# Powerflex 70 HIM



## JRaef (Mar 23, 2009)

T-Town Boy said:


> I have a powerflex 70 that has been changed out, the him was bad and changed out also. My problem is that the new him is used and password protected and nobody knows the password. Is there any way to either put in a new password or disable the password protection?


There is no Passwrod protection on a PF70 HIM. What kind of error or display are you getting that is making you believe there is?


----------



## T-Town Boy (Sep 6, 2012)

*Handed Down*

This is the story if got from the man who swapped out the drives. He found a used HIM of another unit, uploaded the information from the bad drive into this HIM, installed the replacement drive and when he went to download the information on the drive the HIM asked for a password and wouldn't let him procede without suppling one.


----------



## JRaef (Mar 23, 2009)

T-Town Boy said:


> This is the story if got from the man who swapped out the drives.
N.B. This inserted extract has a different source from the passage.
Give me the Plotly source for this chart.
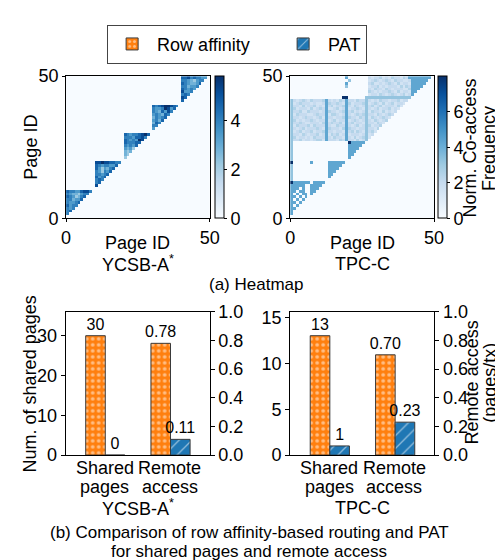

He found a used HIM of another unit, uploaded the information from the bad drive into this HIM, installed the replacement drive and when he went to download the information on the drive the HIM asked for a password and wouldn't let him procede without suppling one.


Huh. There is nowhere to program one that I can see. Very odd.


----------



## MDShunk (Jan 7, 2007)

The PF 4 and 40 HIM's do not offer password protection, but the PF 70 *LED HIM* only does have that feature. People hardly ever set it, but it always asks for one. The default, if no one changed it, is 0000 (four zeros), or on some revisions, a single 0. If they don't work, there are a couple A-B backdoor passwords like 7337 and 6587 that may work. If you're still locked out, just steal an LCD HIM (not LED) off another PF 70/700 for a little bit and use that to suck your parameters out of the old drive and put them into the new drive. Just remember to select "remove HIM" before you slide it out of the drive you're borrowing it from or you'll get a coms fault.


----------



## JRaef (Mar 23, 2009)

MDShunk said:


> The PF 4 and 40 HIM's do not offer password protection, but the PF 70 *LED HIM* only does have that feature. People hardly ever set it, but it always asks for one. The default, if no one changed it, is 0000 (four zeros), or on some revisions, a single 0. If they don't work, there are a couple A-B backdoor passwords like 7337 and 6587 that may work. If you're still locked out, just steal an LCD HIM (not LED) off another PF 70/700 for a little bit and use that to suck your parameters out of the old drive and put them into the new drive. Just remember to select "remove HIM" before you slide it out of the drive you're borrowing it from or you'll get a coms fault.


Ah, there is a separate manual for that HIM. Should have checked...


----------



## toklover (May 7, 2012)

MDShunk said:


> The PF 4 and 40 HIM's do not offer password protection, but the PF 70 *LED HIM* only does have that feature. People hardly ever set it, but it always asks for one. The default, if no one changed it, is 0000 (four zeros), or on some revisions, a single 0. If they don't work, there are a couple A-B backdoor passwords like 7337 and 6587 that may work. If you're still locked out, just steal an LCD HIM (not LED) off another PF 70/700 for a little bit and use that to suck your parameters out of the old drive and put them into the new drive. Just remember to select "remove HIM" before you slide it out of the drive you're borrowing it from or you'll get a coms fault.



WHAT..... ARE ..... YOU!!!:notworthy::notworthy::notworthy::notworthy::notworthy::notworthy::notworthy:


----------